Podczas spotkania w Brukseli prezydent miał niewiele czasu na wystąpienie, ale zdążył poinformować przedstawicieli unijnych państw o tym, że - mimo kryzysu finansowego - polska gospodarka ma się dobrze i nie grozi jej załamanie.
Euro? Brak reakcji
"Polska przeżywa okres spowolnienia, ale nie jest ono wielkie i nastąpiło jeszcze przed kryzysem" - wyjaśnił w Brukseli Lech Kaczyński. Prezydent powiedział także o planie wprowadzenia w Polsce euro. "Poinformowałem, że rząd przyjął plan przyjęcia euro, ale nie spotkało się to z żadną reakcją" - stwierdził Kaczyński.
Już podczas konferencji prasowej prezydent podkreślił, że chciałby, aby polskie społeczeństwo miało pełną informację o tym, kto po wprowadzeniu euro zyska, a kto straci. Lech Kaczyński chce, by w sprawie euro głos podczas spokojnej dyskusji mogli zabrać zwolennicy wprowadzenia tej waluty w naszym kraju, ale także jej przeciwnicy.
Prezydent podczas unijnego szczytu zabrał też głos w sprawie Gruzji. Zdaniem Lecha Kaczyńskiego tak naprawdę dokonano tam przy okazji wojny aneksji Abchazji i Osetii Południowej. Obserwatorzy są tam zaś traktowani jako ci, którzy mają wyznaczać nowe granice.

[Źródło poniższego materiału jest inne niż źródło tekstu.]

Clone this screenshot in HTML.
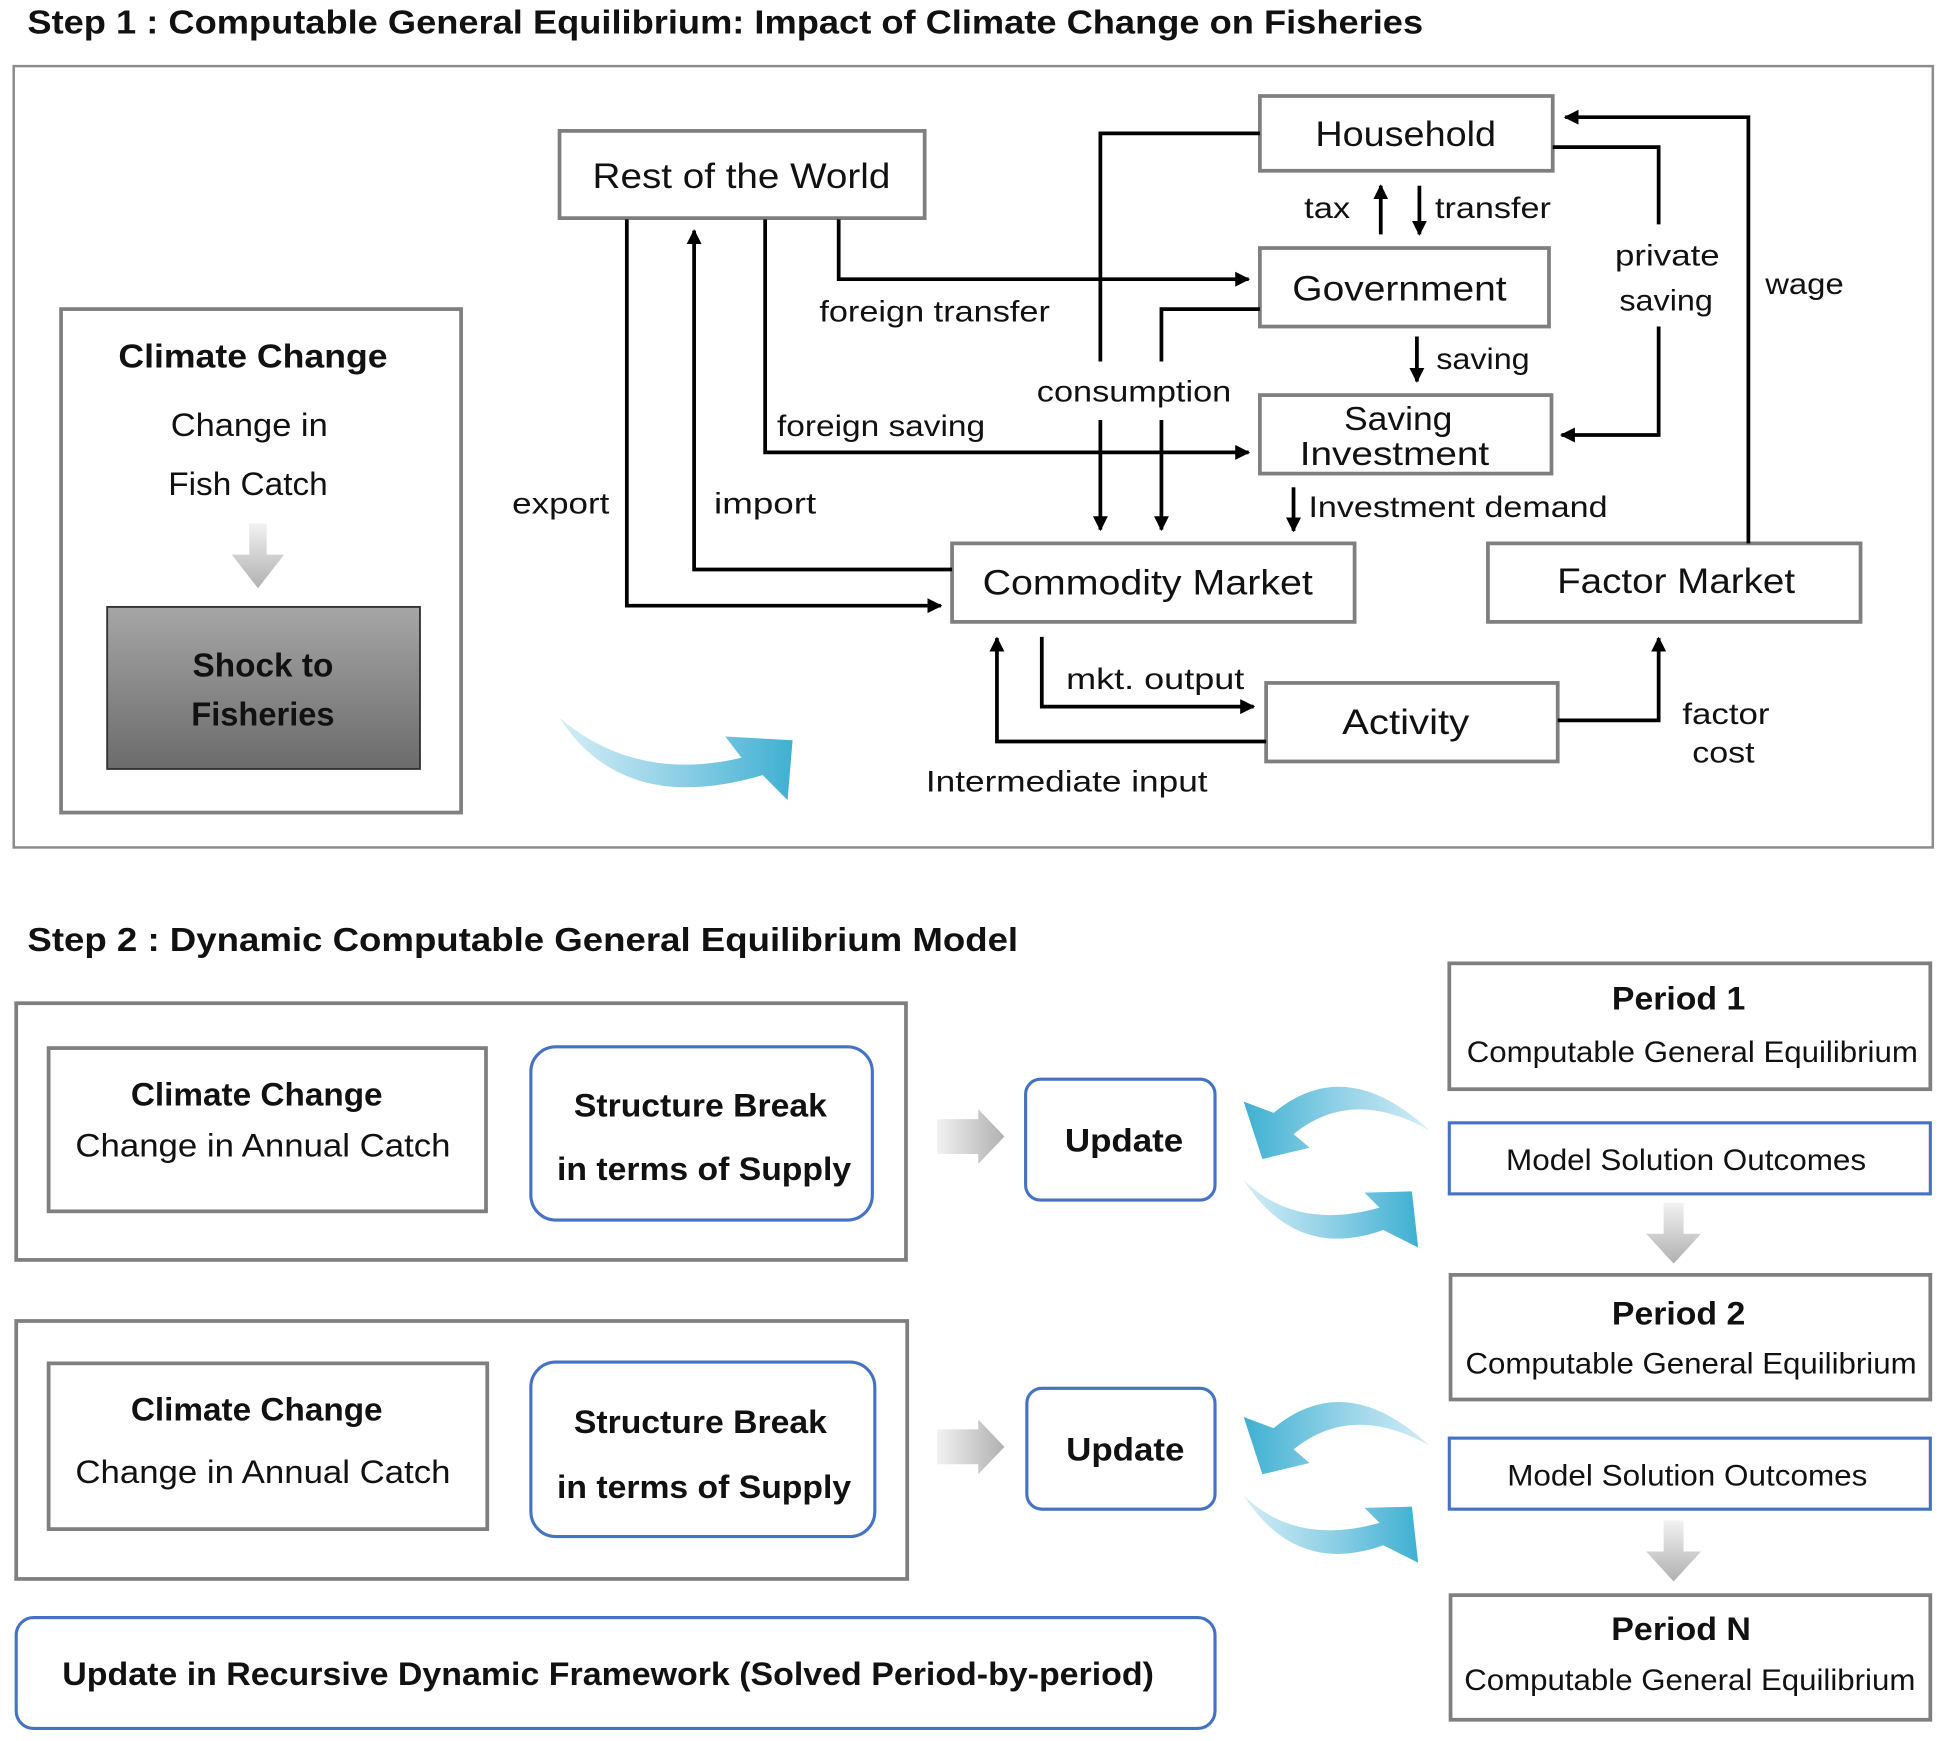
<!DOCTYPE html>
<html><head><meta charset="utf-8"><style>
html,body{margin:0;padding:0;background:#fff;}
svg{display:block;}
text{font-family:"Liberation Sans",sans-serif;fill:#111;}
.t{font-size:24px;}
.b{font-weight:bold;}
.c{text-anchor:middle;}
.box{fill:#fff;stroke:#7f7f7f;stroke-width:3;}
.ln{fill:none;stroke:#000;stroke-width:3;}
.blue{fill:#fff;stroke:#4472c4;stroke-width:2.5;}
</style></head><body>
<svg width="1954" height="1741" viewBox="0 0 1568 1397" xmlns="http://www.w3.org/2000/svg">
<defs>
<marker id="ah" viewBox="0 0 10 10" refX="9" refY="5" markerWidth="4" markerHeight="4" orient="auto-start-reverse"><path d="M0,0 L10,5 L0,10 z" fill="#000"/></marker>
<linearGradient id="sh" x1="0" y1="0" x2="0" y2="1"><stop offset="0" stop-color="#a6a6a6"/><stop offset="1" stop-color="#6b6b6b"/></linearGradient>
<linearGradient id="tl" x1="0" y1="0" x2="1" y2="0"><stop offset="0" stop-color="#d4eef6"/><stop offset="0.5" stop-color="#8fd0e6"/><stop offset="1" stop-color="#3fb0d2"/></linearGradient>
<linearGradient id="tr" x1="1" y1="0" x2="0" y2="0"><stop offset="0" stop-color="#d4eef6"/><stop offset="0.5" stop-color="#8fd0e6"/><stop offset="1" stop-color="#3fb0d2"/></linearGradient>
<linearGradient id="gd" x1="0" y1="0" x2="0" y2="1"><stop offset="0" stop-color="#f2f2f2"/><stop offset="1" stop-color="#b0b0b0"/></linearGradient>
<linearGradient id="gr" x1="0" y1="0" x2="1" y2="0"><stop offset="0" stop-color="#f2f2f2"/><stop offset="1" stop-color="#b0b0b0"/></linearGradient>
</defs>

<text x="22" y="27" class="b" style="font-size:27px" textLength="1120" lengthAdjust="spacingAndGlyphs">Step 1 : Computable General Equilibrium: Impact of Climate Change on Fisheries</text>
<rect x="11" y="53" width="1540" height="627" fill="#fff" stroke="#8c8c8c" stroke-width="2"/>

<rect x="49" y="248" width="321" height="404" class="box" stroke-width="2"/>
<text x="203" y="295" class="c b" style="font-size:27px" textLength="216" lengthAdjust="spacingAndGlyphs">Climate Change</text>
<text x="200" y="350" class="c" style="font-size:26px" textLength="126" lengthAdjust="spacingAndGlyphs">Change in</text>
<text x="199" y="397" class="c" style="font-size:26px" textLength="128" lengthAdjust="spacingAndGlyphs">Fish Catch</text>
<path d="M200,420 L214,420 L214,445 L228,445 L207,472 L186,445 L200,445 Z" fill="url(#gd)"/>
<rect x="86" y="487" width="251" height="130" fill="url(#sh)" stroke="#333" stroke-width="1.5"/>
<text x="211" y="543" class="c b" style="font-size:27px" textLength="113" lengthAdjust="spacingAndGlyphs">Shock to</text>
<text x="211" y="582" class="c b" style="font-size:27px" textLength="115" lengthAdjust="spacingAndGlyphs">Fisheries</text>

<path d="M449,576 Q510,628 595,608 L582,591 L636,594 L632,642 L612,622 Q500,655 449,576 Z" fill="url(#tl)"/>

<rect x="449" y="105" width="293" height="70" class="box"/>
<text x="595" y="151" class="c" style="font-size:28px" textLength="239" lengthAdjust="spacingAndGlyphs">Rest of the World</text>
<rect x="1011" y="77" width="235" height="60" class="box"/>
<text x="1128" y="117" class="c" style="font-size:28px" textLength="145" lengthAdjust="spacingAndGlyphs">Household</text>
<rect x="1011" y="199" width="232" height="63" class="box"/>
<text x="1123" y="241" class="c" style="font-size:28px" textLength="172" lengthAdjust="spacingAndGlyphs">Government</text>
<rect x="1011" y="317" width="234" height="63" class="box"/>
<text x="1122" y="345" class="c" style="font-size:27px" textLength="87" lengthAdjust="spacingAndGlyphs">Saving</text>
<text x="1119" y="373" class="c" style="font-size:27px" textLength="152" lengthAdjust="spacingAndGlyphs">Investment</text>
<rect x="764" y="436" width="323" height="63" class="box"/>
<text x="921" y="477" class="c" style="font-size:28px" textLength="265" lengthAdjust="spacingAndGlyphs">Commodity Market</text>
<rect x="1194" y="436" width="299" height="63" class="box"/>
<text x="1345" y="476" class="c" style="font-size:28px" textLength="191" lengthAdjust="spacingAndGlyphs">Factor Market</text>
<rect x="1016" y="548" width="234" height="63" class="box"/>
<text x="1128" y="589" class="c" style="font-size:28px" textLength="102" lengthAdjust="spacingAndGlyphs">Activity</text>

<path class="ln" d="M1011,107 L883,107 L883,290"/>
<path class="ln" d="M883,337 L883,425" marker-end="url(#ah)"/>
<path class="ln" d="M1011,248 L932,248 L932,290"/>
<path class="ln" d="M932,337 L932,425" marker-end="url(#ah)"/>
<path class="ln" d="M673,176 L673,224 L1002,224" marker-end="url(#ah)"/>
<path class="ln" d="M614,176 L614,363 L1002,363" marker-end="url(#ah)"/>
<path class="ln" d="M503,176 L503,486 L755,486" marker-end="url(#ah)"/>
<path class="ln" d="M764,457 L557,457 L557,185" marker-end="url(#ah)"/>
<path class="ln" d="M1108,188 L1108,149" marker-end="url(#ah)"/>
<path class="ln" d="M1139,149 L1139,188" marker-end="url(#ah)"/>
<path class="ln" d="M1137,270 L1137,306" marker-end="url(#ah)"/>
<path class="ln" d="M1038,391 L1038,426" marker-end="url(#ah)"/>
<path class="ln" d="M1246,118 L1331,118 L1331,180"/>
<path class="ln" d="M1331,262 L1331,349 L1253,349" marker-end="url(#ah)"/>
<path class="ln" d="M1403,436 L1403,94 L1256,94" marker-end="url(#ah)"/>
<path class="ln" d="M836,511 L836,567 L1006,567" marker-end="url(#ah)"/>
<path class="ln" d="M1016,595 L800,595 L800,512" marker-end="url(#ah)"/>
<path class="ln" d="M1250,578 L1331,578 L1331,512" marker-end="url(#ah)"/>

<g class="t">
<text x="750" y="258" class="c" textLength="185" lengthAdjust="spacingAndGlyphs">foreign transfer</text>
<text x="910" y="322" class="c" textLength="156" lengthAdjust="spacingAndGlyphs">consumption</text>
<text x="707" y="350" class="c" textLength="167" lengthAdjust="spacingAndGlyphs">foreign saving</text>
<text x="450" y="412" class="c" textLength="78" lengthAdjust="spacingAndGlyphs">export</text>
<text x="614" y="412" class="c" textLength="82" lengthAdjust="spacingAndGlyphs">import</text>
<text x="1065" y="175" class="c" textLength="37" lengthAdjust="spacingAndGlyphs">tax</text>
<text x="1198" y="175" class="c" textLength="93" lengthAdjust="spacingAndGlyphs">transfer</text>
<text x="1190" y="296" class="c" textLength="75" lengthAdjust="spacingAndGlyphs">saving</text>
<text x="1338" y="213" class="c" textLength="84" lengthAdjust="spacingAndGlyphs">private</text>
<text x="1337" y="249" class="c" textLength="75" lengthAdjust="spacingAndGlyphs">saving</text>
<text x="1448" y="236" class="c" textLength="63" lengthAdjust="spacingAndGlyphs">wage</text>
<text x="1170" y="415" class="c" textLength="240" lengthAdjust="spacingAndGlyphs">Investment demand</text>
<text x="927" y="553" class="c" textLength="143" lengthAdjust="spacingAndGlyphs">mkt. output</text>
<text x="856" y="635" class="c" textLength="226" lengthAdjust="spacingAndGlyphs">Intermediate input</text>
<text x="1385" y="581" class="c" textLength="70" lengthAdjust="spacingAndGlyphs">factor</text>
<text x="1383" y="612" class="c" textLength="50" lengthAdjust="spacingAndGlyphs">cost</text>
</g>

<text x="22" y="763" class="b" style="font-size:27px" textLength="795" lengthAdjust="spacingAndGlyphs">Step 2 : Dynamic Computable General Equilibrium Model</text>

<g>
<rect x="13" y="805" width="714" height="206" class="box" stroke-width="2"/>
<rect x="39" y="841" width="351" height="131" class="box" stroke-width="2"/>
<text x="206" y="887" class="c b" style="font-size:26px" textLength="202" lengthAdjust="spacingAndGlyphs">Climate Change</text>
<text x="211" y="928" class="c" style="font-size:26px" textLength="301" lengthAdjust="spacingAndGlyphs">Change in Annual Catch</text>
<rect x="426" y="840" width="274" height="139" rx="20" class="blue"/>
<text x="562" y="896" class="c b" style="font-size:26px" textLength="203" lengthAdjust="spacingAndGlyphs">Structure Break</text>
<text x="565" y="947" class="c b" style="font-size:26px" textLength="236" lengthAdjust="spacingAndGlyphs">in terms of Supply</text>
<path d="M752,898 L785,898 L785,890 L806,912 L785,934 L785,926 L752,926 Z" fill="url(#gr)"/>
<rect x="823" y="866" width="152" height="97" rx="12" class="blue"/>
<text x="902" y="924" class="c b" style="font-size:26px" textLength="95" lengthAdjust="spacingAndGlyphs">Update</text>
</g>
<g>
<rect x="13" y="1060" width="715" height="207" class="box" stroke-width="2"/>
<rect x="39" y="1094" width="352" height="133" class="box" stroke-width="2"/>
<text x="206" y="1140" class="c b" style="font-size:26px" textLength="202" lengthAdjust="spacingAndGlyphs">Climate Change</text>
<text x="211" y="1190" class="c" style="font-size:26px" textLength="301" lengthAdjust="spacingAndGlyphs">Change in Annual Catch</text>
<rect x="426" y="1093" width="276" height="140" rx="20" class="blue"/>
<text x="562" y="1150" class="c b" style="font-size:26px" textLength="203" lengthAdjust="spacingAndGlyphs">Structure Break</text>
<text x="565" y="1202" class="c b" style="font-size:26px" textLength="236" lengthAdjust="spacingAndGlyphs">in terms of Supply</text>
<path d="M752,1147 L785,1147 L785,1139 L806,1161 L785,1183 L785,1175 L752,1175 Z" fill="url(#gr)"/>
<rect x="824" y="1114" width="151" height="97" rx="12" class="blue"/>
<text x="903" y="1172" class="c b" style="font-size:26px" textLength="95" lengthAdjust="spacingAndGlyphs">Update</text>
</g>
<rect x="13" y="1298" width="962" height="89" rx="14" class="blue"/>
<text x="488" y="1352" class="c b" style="font-size:26px" textLength="876" lengthAdjust="spacingAndGlyphs">Update in Recursive Dynamic Framework (Solved Period-by-period)</text>

<rect x="1163" y="773" width="386" height="101" class="box" stroke-width="2"/>
<text x="1347" y="810" class="c b" style="font-size:26px" textLength="107" lengthAdjust="spacingAndGlyphs">Period 1</text>
<text x="1358" y="852" class="c" style="font-size:24px" textLength="362" lengthAdjust="spacingAndGlyphs">Computable General Equilibrium</text>
<rect x="1163" y="901" width="386" height="57" class="blue" stroke-width="2"/>
<text x="1353" y="939" class="c" style="font-size:24px" textLength="289" lengthAdjust="spacingAndGlyphs">Model Solution Outcomes</text>
<path d="M1335,965 L1351,965 L1351,990 L1365,990 L1343,1014 L1321,990 L1335,990 Z" fill="url(#gd)"/>
<rect x="1164" y="1023" width="385" height="100" class="box" stroke-width="2"/>
<text x="1347" y="1063" class="c b" style="font-size:26px" textLength="107" lengthAdjust="spacingAndGlyphs">Period 2</text>
<text x="1357" y="1102" class="c" style="font-size:24px" textLength="362" lengthAdjust="spacingAndGlyphs">Computable General Equilibrium</text>
<rect x="1163" y="1154" width="386" height="57" class="blue" stroke-width="2"/>
<text x="1354" y="1192" class="c" style="font-size:24px" textLength="289" lengthAdjust="spacingAndGlyphs">Model Solution Outcomes</text>
<path d="M1335,1220 L1351,1220 L1351,1245 L1365,1245 L1343,1269 L1321,1245 L1335,1245 Z" fill="url(#gd)"/>
<rect x="1164" y="1280" width="385" height="100" class="box" stroke-width="2"/>
<text x="1349" y="1316" class="c b" style="font-size:26px" textLength="112" lengthAdjust="spacingAndGlyphs">Period N</text>
<text x="1356" y="1356" class="c" style="font-size:24px" textLength="362" lengthAdjust="spacingAndGlyphs">Computable General Equilibrium</text>

<g id="cyc">
<path d="M1147,907 Q1080,845 1022,893 L998,884 L1013,930 L1051,921 L1038,910 Q1085,872 1147,907 Z" fill="url(#tr)"/>
<path d="M998,947 Q1040,1012 1110,987 L1138,1001 L1133,956 L1095,957 L1107,969 Q1040,988 998,947 Z" fill="url(#tl)"/>
</g>
<use href="#cyc" transform="translate(0,253)"/>
</svg>
</body></html>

Nie muszę zdawać egzaminów
Jedna z dziennikarek spytała Lecha Kaczyńskiego, czy czuje, że zdał egzamin przed rządem podczas tego unijnego szczytu. Lekko poirytowany prezydent wyjaśnił, że nie musi przed nikim zdawać egzaminów. "Proszę zajrzeć w konstytucję" - poradził i dodał: "Istnieje pewien rodzaj traumy u pana premiera związku z wydarzeniami sprzed trzech lat, ale one nie mogą wpływać na bieg wydarzeń w państwie".
Prezydent ubolewał, że na brukselski szczyt nie pojechał z nim premier Donald Tusk, a na przykład Litwę i Rumunię reprezentowali jednocześnie prezydent i premier. "To jest sytuacja normalna. Ja byłem sam. Na miejscu szefa rządu byłbym tutaj także na tej sali" - powiedział Lech Kaczyński.
"Powinniśmy być obydwaj, bo w Polsce jest kohabitacja, tak samo jak w Rumunii; nieco odmienna sytuacja jest na Litwie, tam wkrótce będzie nowy rząd. Taka sama sytuacja zdarza się w Finlandii, na Łotwie. Nie jest niczym oryginalnym, że jest i prezydent, i premier" - dodał.
To wina rządu
Według Lecha Kaczyńskiego Polska powinna być reprezentowana na listopadowym spotkaniu G-20, zwłaszcza że pojadą tam - czego nie planowano wcześniej - Czechy, Hiszpania, a prawdopodobnie także Holandia. Taka sytuacja to zdaniem prezydenta wina rządu.
"W tej sytuacji dzisiaj było za późno. To jest sprawa rządu, ona dzisiaj nie była do załatwienia" - powiedział Lech Kaczyński. Jego zdaniem Polska powinna być reprezentowana jako największy kraj w swojej części Europy, "o gospodarce kilkakrotnie większej niż Republika Czeska". "Jesteśmy blisko pierwszej dwudziestki na świecie" - zaznaczył. Skarżył się, że Polska teoretycznie należy do grona sześciu największych krajów UE, "ale jak przychodzi co do czego, to niewiele z tego wychodzi".